— Problem description —
Show every line that has the string "this" in it.

— The input —
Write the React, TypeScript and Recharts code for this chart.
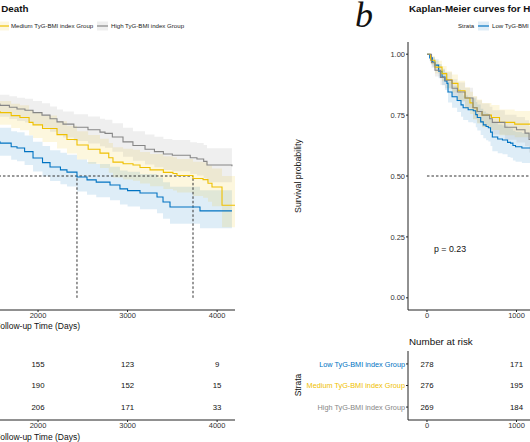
import React from 'react';
import { ComposedChart, Line, Area, XAxis, YAxis, ReferenceLine, ScatterChart, Scatter, Label } from 'recharts';

const BLUE = '#0073C2';
const GOLD = '#EFC000';
const GREY = '#868686';
const FONT = '"Liberation Sans", Arial, sans-serif';

const strataNames = ['Low TyG-BMI index Group', 'Medium TyG-BMI index Group', 'High TyG-BMI index Group'];
const strataColors = [BLUE, GOLD, GREY];
const strataRows = [3, 2, 1];
const survTicks = [0, 0.25, 0.5, 0.75, 1];
const timeTicksA = [2000, 3000, 4000];
const timeTicksB = [0, 1000];

// Panel a: [time, survival, lower CI, upper CI]
const aLow: number[][] = [
  [1500, .640, .588, .703], [1575, .635, .583, .698], [1700, .620, .567, .684], [1765, .615, .561, .680],
  [1850, .600, .545, .666], [1944, .574, .518, .641], [2050, .555, .498, .623], [2134, .537, .479, .606],
  [2250, .525, .466, .595], [2323, .516, .457, .587], [2435, .496, .436, .568], [2547, .484, .423, .557],
  [2650, .475, .413, .549], [2804, .463, .400, .538], [2915, .447, .383, .523], [3000, .440, .375, .517],
  [3139, .430, .364, .508], [3329, .414, .347, .494], [3396, .393, .325, .474], [3474, .373, .304, .456],
  [3809, .357, .286, .442], [4166, .357, .286, .442],
];
const aMed: number[][] = [
  [1500, .765, .715, .812], [1575, .760, .710, .808], [1700, .748, .697, .797], [1798, .740, .688, .790],
  [1900, .720, .667, .771], [1944, .710, .656, .762], [2050, .695, .640, .748], [2212, .670, .613, .725],
  [2323, .650, .592, .706], [2435, .627, .568, .684], [2560, .610, .550, .668], [2692, .594, .533, .653],
  [2790, .575, .513, .635], [2837, .557, .494, .618], [2950, .550, .486, .612], [3061, .545, .480, .608],
  [3139, .535, .469, .599], [3251, .525, .458, .590], [3400, .515, .447, .581], [3507, .510, .441, .577],
  [3552, .502, .432, .570], [3731, .490, .418, .559], [3843, .485, .411, .556], [3898, .470, .394, .543],
  [3943, .455, .376, .531], [4055, .380, .290, .500], [4200, .380, .290, .500],
];
const aHigh: number[][] = [
  [1500, .795, .748, .838], [1575, .790, .743, .834], [1680, .782, .734, .827], [1765, .775, .726, .821],
  [1854, .770, .720, .817], [1944, .760, .709, .808], [2044, .750, .698, .799], [2134, .735, .682, .785],
  [2212, .722, .668, .773], [2279, .713, .658, .765], [2400, .700, .644, .753], [2558, .690, .633, .744],
  [2692, .680, .622, .735], [2748, .675, .616, .731], [2830, .660, .600, .717], [2949, .640, .579, .698],
  [3060, .625, .563, .684], [3195, .610, .547, .670], [3300, .600, .536, .661], [3400, .590, .525, .652],
  [3500, .585, .519, .648], [3700, .575, .508, .639], [3775, .570, .502, .635], [3850, .560, .491, .627],
  [3887, .545, .474, .614], [4166, .540, .469, .610],
];
const aMedians = [2435, 3731];
const aRiskTimes = [2000, 3000, 4000];
const aRiskLow = [155, 123, 9];
const aRiskMed = [190, 152, 15];
const aRiskHigh = [206, 171, 33];

// Panel b
const bLow: number[][] = [
  [0, 1, 1, 1], [30, .985, .971, .999], [60, .968, .948, .988], [89, .955, .931, .979],
  [130, .930, .901, .959], [168, .906, .872, .940], [200, .890, .853, .927], [223, .880, .841, .919],
  [235, .845, .802, .888], [280, .825, .780, .870], [337, .810, .763, .857], [380, .792, .743, .841],
  [404, .780, .730, .830], [460, .772, .721, .823], [517, .768, .717, .819], [545, .752, .700, .804],
  [562, .740, .687, .793], [600, .722, .668, .776], [629, .710, .655, .765], [660, .703, .647, .759],
  [685, .698, .642, .754], [710, .680, .623, .737], [730, .660, .602, .718], [790, .652, .593, .711],
  [843, .648, .589, .707], [900, .638, .578, .698], [933, .635, .575, .695], [960, .625, .564, .686],
  [989, .620, .559, .681], [1060, .615, .553, .677], [1157, .610, .548, .672], [1250, .605, .543, .667],
];
const bMed: number[][] = [
  [0, 1, 1, 1], [40, .975, .957, .993], [89, .947, .921, .973], [168, .920, .889, .951],
  [220, .895, .860, .930], [279, .880, .843, .917], [346, .850, .809, .891], [425, .820, .776, .864],
  [480, .800, .754, .846], [514, .780, .732, .828], [560, .765, .716, .814], [615, .750, .700, .800],
  [720, .740, .689, .791], [810, .720, .667, .773], [980, .713, .659, .767], [1157, .700, .645, .755],
  [1250, .698, .643, .753],
];
const bHigh: number[][] = [
  [0, 1, 1, 1], [50, .965, .944, .986], [89, .934, .908, .960], [150, .905, .874, .936],
  [201, .893, .860, .926], [280, .860, .823, .897], [340, .845, .806, .884], [425, .820, .778, .862],
  [514, .780, .735, .825], [560, .765, .719, .811], [615, .750, .702, .798], [700, .735, .686, .784],
  [730, .720, .670, .770], [870, .700, .649, .751], [1000, .690, .638, .742], [1095, .676, .623, .729],
  [1140, .650, .596, .704], [1250, .645, .591, .699],
];
const bMedians: number[] = [];
const bRiskTimes = [0, 1000];
const bRiskLow = [278, 171];
const bRiskMed = [276, 195];
const bRiskHigh = [269, 184];

type Pt = { t: number; s: number; band: number[] };
const toPts = (a: number[][]): Pt[] => a.map(([t, s, lo, hi]) => ({ t, s, band: [lo, hi] }));
const toRisk = (times: number[], groups: number[][]) =>
  groups.flatMap((g, gi) => g.map((n, i) => ({ t: times[i], row: strataRows[gi], n })));

const YW = 45;
const PW = 395;
const TW = 130;
const DOMAIN: [number, number] = [-212, 4200];

const StrataTick = (props: any) => {
  const { x, y, payload } = props;
  const idx = strataRows.indexOf(payload.value);
  return (
    <text x={x} y={y} dy="0.355em" textAnchor="end" fontSize={7.3} fill={strataColors[idx]} fontFamily={FONT}>
      {strataNames[idx]}
    </text>
  );
};

const RiskCell = (props: any) => (
  <text x={props.cx} y={props.cy} dy="0.355em" textAnchor="middle" fontSize={7.8} fill="#111" fontFamily={FONT}>
    {props.payload.n}
  </text>
);

function Panel(props: {
  axisX: number; curves: Pt[][]; medians: number[]; hEnd: number;
  risk: { t: number; row: number; n: number }[]; xTicks: number[]; showY: boolean; showXTitle: boolean;
}) {
  const { axisX, curves, medians, hEnd, risk, xTicks, showY, showXTitle } = props;
  const axisStyle = { stroke: '#222', strokeWidth: 1 };
  return (
    <>
      <div style={{ position: 'absolute', left: axisX - YW, top: 0 }}>
        <ComposedChart width={YW + PW + 5} height={340} margin={{ top: 42, right: 5, bottom: 0, left: 0 }} style={{ fontFamily: FONT }}>
          <XAxis type="number" dataKey="t" domain={DOMAIN} allowDataOverflow ticks={xTicks} interval={0} height={30}
            tickSize={2} tickMargin={1} axisLine={axisStyle} tickLine={axisStyle} tick={{ fontSize: 7.5, fill: '#333' }}>
            {showXTitle && <Label value="Follow-up Time (Days)" position="insideBottom" offset={11} style={{ fontSize: 8.5, fill: '#111' }} />}
          </XAxis>
          <YAxis type="number" domain={[-0.05, 1.05]} allowDataOverflow ticks={survTicks} interval={0} width={YW}
            tickSize={2} tickMargin={1} axisLine={axisStyle} tickLine={showY ? axisStyle : false}
            tick={showY ? { fontSize: 7.5, fill: '#333' } : false} tickFormatter={(v: number) => v.toFixed(2)} />
          {curves.map((c, i) => (
            <Area key={'a' + i} data={c} dataKey="band" type="stepAfter" stroke="none" fill={strataColors[i]}
              fillOpacity={0.13} isAnimationActive={false} activeDot={false} />
          ))}
          <ReferenceLine segment={[{ x: 0, y: 0.5 }, { x: hEnd, y: 0.5 }]} stroke="#333" strokeDasharray="2.5 2" strokeWidth={1} />
          {medians.map((m) => (
            <ReferenceLine key={m} segment={[{ x: m, y: 0 }, { x: m, y: 0.5 }]} stroke="#333" strokeDasharray="2.5 2" strokeWidth={1} />
          ))}
          {curves.map((c, i) => (
            <Line key={'l' + i} data={c} dataKey="s" type="stepAfter" stroke={strataColors[i]} strokeWidth={1.1}
              dot={false} activeDot={false} isAnimationActive={false} />
          ))}
        </ComposedChart>
      </div>
      <div style={{ position: 'absolute', left: axisX - TW, top: 330 }}>
        <ScatterChart width={TW + PW + 5} height={112} margin={{ top: 21, right: 5, bottom: 0, left: 0 }} style={{ fontFamily: FONT }}>
          <XAxis type="number" dataKey="t" domain={DOMAIN} allowDataOverflow ticks={xTicks} interval={0} height={22}
            tickSize={2} tickMargin={1} axisLine={axisStyle} tickLine={axisStyle} tick={{ fontSize: 7.5, fill: '#333' }}>
            {showXTitle && <Label value="Follow-up Time (Days)" position="insideBottom" offset={2} style={{ fontSize: 8.5, fill: '#111' }} />}
          </XAxis>
          <YAxis type="number" dataKey="row" domain={[0.4, 3.6]} allowDataOverflow ticks={[1, 2, 3]} interval={0} width={TW}
            tickSize={2} tickMargin={1} axisLine={axisStyle} tickLine={showY ? axisStyle : false}
            tick={showY ? <StrataTick /> : false} />
          <Scatter data={risk} shape={RiskCell} isAnimationActive={false} />
        </ScatterChart>
      </div>
    </>
  );
}

function LegendRow({ x0 }: { x0: number }) {
  const keyX = [20, 108, 207];
  const textX = [34, 121, 221];
  return (
    <g>
      <text x={x0} y={28.2} fontSize={6.1} fill="#222">Strata</text>
      {strataNames.map((n, i) => (
        <g key={n}>
          <rect x={x0 + keyX[i]} y={21.5} width={11} height={9} fill={strataColors[i]} fillOpacity={0.13} />
          <line x1={x0 + keyX[i]} x2={x0 + keyX[i] + 11} y1={26} y2={26} stroke={strataColors[i]} strokeWidth={1.2} />
          <text x={x0 + textX[i]} y={28.2} fontSize={6.1} fill="#222">{n}</text>
        </g>
      ))}
    </g>
  );
}

export default function App() {
  const aCurves = [toPts(aLow), toPts(aMed), toPts(aHigh)];
  const bCurves = [toPts(bLow), toPts(bMed), toPts(bHigh)];
  const aRisk = toRisk(aRiskTimes, [aRiskLow, aRiskMed, aRiskHigh]);
  const bRisk = toRisk(bRiskTimes, [bRiskLow, bRiskMed, bRiskHigh]);
  return (
    <div style={{ position: 'absolute', left: 0, top: 0, width: 530, height: 442, overflow: 'hidden', background: '#fff', fontFamily: FONT }}>
      <Panel axisX={-160} curves={aCurves} medians={aMedians} hEnd={3731} risk={aRisk} xTicks={timeTicksA} showY={false} showXTitle={true} />
      <Panel axisX={408} curves={bCurves} medians={bMedians} hEnd={4200} risk={bRisk} xTicks={timeTicksB} showY={true} showXTitle={false} />
      <svg width={530} height={442} style={{ position: 'absolute', left: 0, top: 0, fontFamily: FONT, pointerEvents: 'none' }}>
        <text x={-159} y={11.5} fontSize={9.8} fontWeight="bold" fill="#111">Kaplan-Meier curves for All-cause Death</text>
        <text x={409} y={11.5} fontSize={9.8} fontWeight="bold" fill="#111">Kaplan-Meier curves for Hospital Death</text>
        <LegendRow x0={-110} />
        <LegendRow x0={458} />
        <text x={355} y={27} fontSize={36} fontStyle="italic" fontFamily='"Liberation Serif", "Times New Roman", serif' fill="#111">b</text>
        <text x={434} y={252} fontSize={8.8} fill="#111">p = 0.23</text>
        <text transform="translate(301,176) rotate(-90)" textAnchor="middle" fontSize={8.8} fill="#111">Survival probability</text>
        <text x={409} y={344.5} fontSize={9.8} fill="#111">Number at risk</text>
        <text transform="translate(301,385) rotate(-90)" textAnchor="middle" fontSize={8.5} fill="#111">Strata</text>
      </svg>
    </div>
  );
}
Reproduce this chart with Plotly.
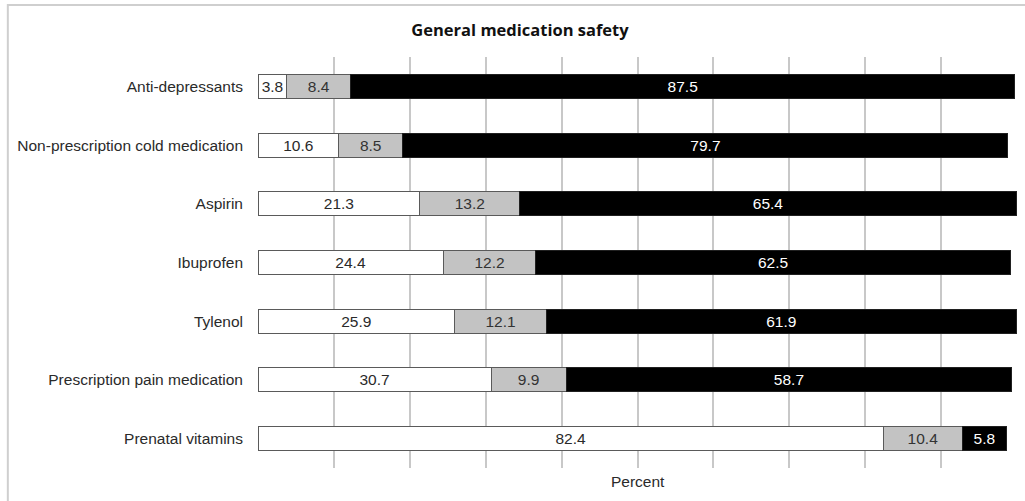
import plotly.graph_objects as go

categories = ["Anti-depressants", "Non-prescription cold medication", "Aspirin",
              "Ibuprofen", "Tylenol", "Prescription pain medication", "Prenatal vitamins"]
white_vals = [3.8, 10.6, 21.3, 24.4, 25.9, 30.7, 82.4]
gray_vals = [8.4, 8.5, 13.2, 12.2, 12.1, 9.9, 10.4]
black_vals = [87.5, 79.7, 65.4, 62.5, 61.9, 58.7, 5.8]

W, H = 1025, 501
FONT = "Arial"
FS = 15.5

fig = go.Figure()
series = [
    (white_vals, "#ffffff", "#2a2a2a", "#5a5a5a"),
    (gray_vals, "#c3c3c3", "#333333", "#5a5a5a"),
    (black_vals, "#000000", "#ffffff", "#202020"),
]
for vals, fill, tcol, lcol in series:
    fig.add_trace(go.Bar(
        y=categories, x=vals, orientation="h",
        marker=dict(color=fill, line=dict(color=lcol, width=1)),
        text=[f"{v:.1f}" for v in vals],
        textposition="inside", insidetextanchor="middle",
        textfont=dict(family=FONT, size=FS, color=tcol),
        hoverinfo="skip", showlegend=False,
    ))

fig.update_layout(
    width=W, height=H,
    barmode="stack", bargap=0.59,
    margin=dict(l=257.5, r=7.5, t=57, b=33),
    paper_bgcolor="white", plot_bgcolor="white",
    uniformtext=dict(minsize=FS, mode="show"),
    title=dict(text="<b>General medication safety</b>", xref="container", x=520 / W,
               xanchor="center", yref="container", y=1 - 30 / H, yanchor="middle",
               font=dict(family="Open Sans", size=16.5, color="#111111")),
    xaxis=dict(range=[0, 100], dtick=10, showticklabels=False, ticks="",
               showgrid=True, gridcolor="#c8c8c8", gridwidth=1.5,
               zeroline=False, showline=False, fixedrange=True),
    yaxis=dict(categoryorder="array", categoryarray=categories, autorange="reversed",
               showgrid=False, zeroline=False, showline=False, ticks="",
               ticklabelstandoff=14,
               tickfont=dict(family=FONT, size=FS, color="#2a2a2a")),
    font=dict(family=FONT, size=FS, color="#2a2a2a"),
)

fig.add_annotation(text="Percent", xref="paper", yref="paper", x=0.5, y=0,
                   xanchor="center", yanchor="top", yshift=-3, showarrow=False,
                   font=dict(family=FONT, size=FS, color="#2a2a2a"))

# outer chart frame (extends past right/bottom edges like the reference)
pw = W - 257.5 - 7.5
ph = H - 57 - 33
fig.add_shape(type="rect", xref="paper", yref="paper",
              x0=(7 - 257.5) / pw, x1=(1040 - 257.5) / pw,
              y0=(H - 33 - 520) / ph, y1=(H - 33 - 5) / ph,
              line=dict(color="#cfcfcf", width=2), fillcolor="rgba(0,0,0,0)", layer="below")

fig.write_html("out.html")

— Final result —
Write the React, TypeScript and Recharts code for this chart.
Reproduce this chart with Plotly.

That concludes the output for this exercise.